20071209_uknova-logo One of the most popular British-based TV torrent sites, and one that regarded itself as being ‘ethical’, UK Nova, has been forced to shut down following action from the Federation Against Copyright Theft (Fact).

As well as being only open to a limited number of members, unlike other torrent sites, UK Nova prided itself on not linking to downloads of material that was commercially available or featured on pay TV.

In operation for the past nine years, and run on a not-for-profit basis, UK Nova was aimed at ex-pats who were unable to see their favourite British shows and couldn’t access catch-up services like the BBC’s iPlayer.

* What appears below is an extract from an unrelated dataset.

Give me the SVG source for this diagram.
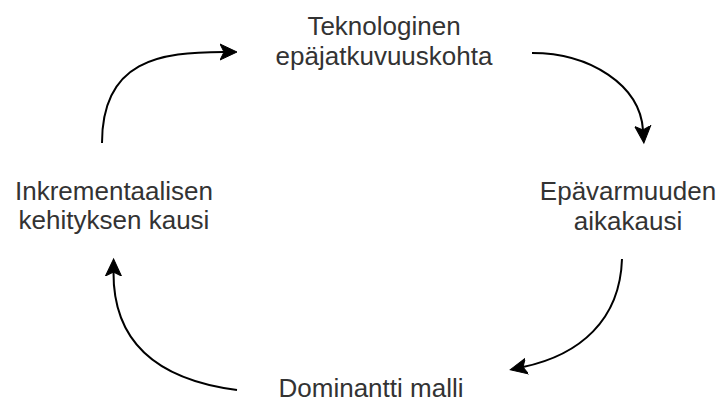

One of the site’s admins, Roger Evans, said: "Our main concern always was to take an ethical stance and to do no harm to any revenue streams of programme makers or broadcasters. To ensure that happened we always had a strict policy that nothing available on DVD or premium TV channels would be available.”

Evans added: “Among the members of Fact are BSkyB and the Premier League and our first step was to take down links to their material. But Fact said every link was infringing and had to be taken down - which means it was acting on behalf of broadcasters that are not even members of the organisation.

“In nine years of operation we had never received a complaint from any TV channel. We do not believe Fact would have been able to bring a successful prosecution against us - but at this stage we have no money or resources to defend our case in court.”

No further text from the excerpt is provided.